The Bradesco bank announced its strategic plan until 2028 on Wednesday, aiming to increase profitability in the next five years, but with the bank’s CEO, Marcelo Noronha, warning that 2024 will be a transition year and that the results will come gradually, quarter by quarter.
The bank’s shares extended earlier losses in early afternoon trading, plunging more than 14%, while the Ibovespa showed a decline of 0.3%.
“We have a five-year plan, we will implement it quickly. But we will reap the benefits over five years,” said the executive in an interview with journalists, on the same day that the country’s second-largest private bank reported quarterly results below market expectations, according to LSEG data.
JPMorgan and Citi analysts evaluated that the bank presented a weak result for the fourth quarter and a disappointing guidance.
“We understand that Bradesco is on a path to recovery, but the guidance provided implies a profit of only about 18 billion reais (midpoint),” said Yuri Fernandes and JPMorgan’s team in a report to clients, an estimate similar to Citi’s estimate of around 17 billion reais.
For last year overall, Bradesco had a recurring net profit of 16.3 billion reais, a 21.2% decrease compared to 2022.
According to Citi analysts led by Rafael Frade, the profit indicated in Bradesco’s guidance “shows some recovery, but on a very depressed basis, and with still very high levels of provision expenses” and indicates that Bradesco’s improvement in profitability still has a long way to go.
Bradesco’s estimates for the current year include a 7% to 11% growth in the loan portfolio, a 3% to 7% expansion in net interest income, and a 2% to 6% increase in service revenues and a 5% to 9% increase in operating expenses.
The strategic plan, which Noronha described as “dense and ambitious”, foresees a reduction in Bradesco’s hierarchical levels and greater autonomy for executives, as well as changes aimed at reducing complexity and increasing agility in decision-making.
The new management of the country’s second-largest private bank also seeks to increase its market share in expanded credit from the current level of about 14% to between 15% and 19%.
Bradesco’s strategic agenda also includes actions such as creating a new high-income segment, separating the digital retail business unit from the physical retail business, accelerating the migration of the bank’s infrastructure to cloud computing systems, and increasing the use of artificial intelligence in credit.
The bank’s structure will now include six business units – wholesale, wealth, retail, digital business, credit and treasury, and economic research – with Noronha stating that an external high-level executive will be hired for the digital business division.
Noronha did not provide specific deadlines, but stated that Bradesco “will execute all initiatives at the same time.

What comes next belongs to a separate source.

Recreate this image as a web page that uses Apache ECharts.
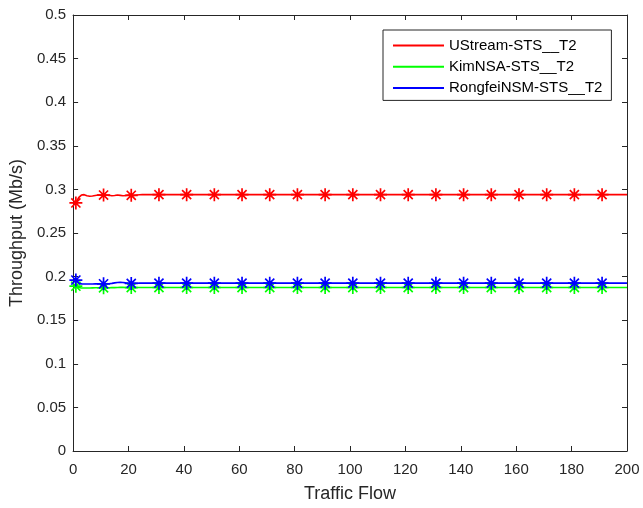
<!DOCTYPE html>
<html>
<head>
<meta charset="utf-8">
<script src="https://cdn.jsdelivr.net/npm/echarts@6/dist/echarts.min.js"></script>
<style>
html,body{margin:0;padding:0;background:#fff;}
#chart{width:643px;height:508px;}
</style>
</head>
<body>
<div id="chart"></div>
<script>
// Line samples (traffic flow)
var lineX = [1,2,3,4,5,6,7,8,9,10,11,12,13,14,15,16,17,18,19,20,21,22,23,24,25,26,27,28,29,30,40,50,60,70,80,90,100,110,120,130,140,150,160,170,180,190,200];
var ustream = [0.2845,0.2905,0.2935,0.2940,0.2928,0.2922,0.2925,0.2930,0.2935,0.2935,0.2935,0.2935,0.2932,0.2927,0.2930,0.2935,0.2931,0.2927,0.2930,0.2935,0.2932,0.2931,0.2935,0.2938,0.2940,0.2940,0.2940,0.2940,0.2940,0.2940,0.2940,0.2940,0.2940,0.2940,0.2940,0.2940,0.2940,0.2940,0.2940,0.2940,0.2940,0.2940,0.2940,0.2940,0.2940,0.2940,0.2940];
var kimnsa = [0.1890,0.1875,0.1870,0.1870,0.1870,0.1870,0.1871,0.1872,0.1872,0.1872,0.1872,0.1872,0.1872,0.1873,0.1874,0.1875,0.1876,0.1876,0.1875,0.1874,0.1874,0.1874,0.1875,0.1875,0.1875,0.1875,0.1875,0.1875,0.1875,0.1875,0.1875,0.1875,0.1875,0.1875,0.1875,0.1875,0.1875,0.1875,0.1875,0.1875,0.1875,0.1875,0.1875,0.1875,0.1875,0.1875,0.1875];
var rongfei = [0.1960,0.1930,0.1917,0.1915,0.1915,0.1915,0.1916,0.1917,0.1917,0.1917,0.1917,0.1917,0.1918,0.1922,0.1928,0.1933,0.1935,0.1933,0.1928,0.1924,0.1922,0.1922,0.1924,0.1925,0.1925,0.1925,0.1925,0.1925,0.1925,0.1925,0.1925,0.1925,0.1925,0.1925,0.1925,0.1925,0.1925,0.1925,0.1925,0.1925,0.1925,0.1925,0.1925,0.1925,0.1925,0.1925,0.1925];
// Marker samples
var markX = [1,11,21,31,41,51,61,71,81,91,101,111,121,131,141,151,161,171,181,191];
var ustreamMk = [0.2845,0.2935,0.2932,0.2940,0.2940,0.2940,0.2940,0.2940,0.2940,0.2940,0.2940,0.2940,0.2940,0.2940,0.2940,0.2940,0.2940,0.2940,0.2940,0.2940];
var kimnsaMk = [0.1890,0.1872,0.1874,0.1875,0.1875,0.1875,0.1875,0.1875,0.1875,0.1875,0.1875,0.1875,0.1875,0.1875,0.1875,0.1875,0.1875,0.1875,0.1875,0.1875];
var rongfeiMk = [0.1960,0.1917,0.1922,0.1925,0.1925,0.1925,0.1925,0.1925,0.1925,0.1925,0.1925,0.1925,0.1925,0.1925,0.1925,0.1925,0.1925,0.1925,0.1925,0.1925];
var seriesNames = ['UStream-STS__T2','KimNSA-STS__T2','RongfeiNSM-STS__T2'];
var colors = ['#ff0000','#00ff00','#0000ff'];
var xTitle = 'Traffic Flow';
var yTitle = 'Throughput (Mb/s)';

function zip(xs, ys){ return xs.map(function(x,i){ return [x, ys[i]]; }); }

var star = 'path://M8.7,0L11.3,0L11.3,20L8.7,20Z M0,8.7L20,8.7L20,11.3L0,11.3Z M3.9,2.1L17.9,16.1L16.1,17.9L2.1,3.9Z M16.1,2.1L17.9,3.9L3.9,17.9L2.1,16.1Z';
var font = 'Liberation Sans, Arial, Helvetica, sans-serif';
var axisColor = '#262626';

var lineData = [ustream, kimnsa, rongfei];
var markData = [ustreamMk, kimnsaMk, rongfeiMk];
var series = [];
for (var i = 0; i < 3; i++) {
  series.push({
    name: seriesNames[i], type: 'line', data: zip(lineX, lineData[i]),
    showSymbol: false, symbol: 'none', smooth: false,
    lineStyle: {color: colors[i], width: 1.6}, itemStyle: {color: colors[i]},
    z: 3, animation: false
  });
}
for (var j = 0; j < 3; j++) {
  series.push({
    name: seriesNames[j] + ' markers', type: 'scatter', data: zip(markX, markData[j]),
    symbol: star, symbolSize: 13, itemStyle: {color: colors[j], opacity: 1},
    z: 4, animation: false
  });
}

var chart = echarts.init(document.getElementById('chart'), null, {renderer: 'canvas'});
chart.setOption({
  backgroundColor: '#ffffff',
  animation: false,
  textStyle: {fontFamily: font},
  grid: {left: 72, right: 16, top: 15, bottom: 56, containLabel: false},
  legend: {
    data: seriesNames.map(function(n){ return {name: n, icon: 'rect'}; }),
    orient: 'vertical', left: 383, top: 30,
    itemWidth: 51, itemHeight: 2, itemGap: 6.2,
    padding: [8, 9, 5, 10],
    borderColor: axisColor, borderWidth: 1, backgroundColor: '#fff',
    textStyle: {fontSize: 15, color: '#000', fontFamily: font}
  },
  xAxis: [{
    type: 'value', min: 0, max: 200, interval: 20,
    name: xTitle, nameLocation: 'middle', nameGap: 34,
    nameTextStyle: {fontSize: 18, color: axisColor, fontFamily: font},
    axisLine: {show: true, onZero: false, lineStyle: {color: axisColor, width: 1}},
    axisTick: {show: true, inside: true, length: 5, lineStyle: {color: axisColor}},
    axisLabel: {fontSize: 15, color: axisColor, margin: 11, fontFamily: font},
    splitLine: {show: false}
  }, {
    type: 'value', min: 0, max: 200, interval: 20, position: 'top',
    axisLine: {show: true, onZero: false, lineStyle: {color: axisColor, width: 1}},
    axisTick: {show: true, inside: true, length: 5, lineStyle: {color: axisColor}},
    axisLabel: {show: false}, splitLine: {show: false}
  }],
  yAxis: [{
    type: 'value', min: 0, max: 0.5, interval: 0.05,
    name: yTitle, nameLocation: 'middle', nameGap: 46,
    nameTextStyle: {fontSize: 18, color: axisColor, fontFamily: font},
    axisLine: {show: true, onZero: false, lineStyle: {color: axisColor, width: 1}},
    axisTick: {show: true, inside: true, length: 5, lineStyle: {color: axisColor}},
    axisLabel: {fontSize: 15, color: axisColor, margin: 7, fontFamily: font},
    splitLine: {show: false}
  }, {
    type: 'value', min: 0, max: 0.5, interval: 0.05, position: 'right',
    axisLine: {show: true, onZero: false, lineStyle: {color: axisColor, width: 1}},
    axisTick: {show: true, inside: true, length: 5, lineStyle: {color: axisColor}},
    axisLabel: {show: false}, splitLine: {show: false}
  }],
  series: series
});
</script>
</body>
</html>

We will not choose one or another initiative to pursue, that is the great mission we have.”
In 2023, the annualized return on average equity (ROAE) was 10%, down from 13.1% in 2022.
From October to December, Bradesco had a recurring net profit of 2.88 billion reais, below analysts’ expectations, with projections compiled by LSEG pointing to a profit of 4.57 billion reais for the period.
According to Noronha, the result was affected by a 1.4 billion reais provision reinforcement. The executive said the increase was caused by two cases in wholesale banking. The executive did not identify the cases but indicated that they do not involve Americanas.
The president of Bradesco highlighted the improvement in the delinquency trajectory, which decreased in all segments on a quarterly basis. “Now, we can state with all confidence that we have finally controlled delinquency.”
In the fourth quarter, the delinquency index considering delays of more than 90 days was 5.1%, down from 5.6% in the previous three months.
For 2024, Bradesco estimated provisions for doubtful receivables of between 35 billion and 39 billion reais, an improvement compared to 2023, when it recorded 39.5 billion reais, at the top of the bank’s own projection for the period – from 36.5 billion to 39.5 billion reais.
Noronha also stated that the decision of Cielo’s controllers – Bradesco and Banco do Brasil – to make a public tender offer for the company’s outstanding shares (OPA) to delist the company is a strategic move.
“We are doing this… to have acquisition closest to the two banks,” said the executive, adding that there is no debate involving a possible split of the Cateno unit, nor plans to buy from BB or sell its stake in Cielo to the bank.
“We are not discussing any purchase or sale with Banco do Brasil… for now, it is closing the capital and going to fight for this market,” said the Bradesco CEO.
Noronha estimated the closing of the OPA in “about 150 days,” believing that most minority shareholders will accept the proposal at a price of 5.35 reais per share. “It is natural that minority shareholders may question (the price), that is part of the game… But I believe that most minority shareholders will accept our proposal.”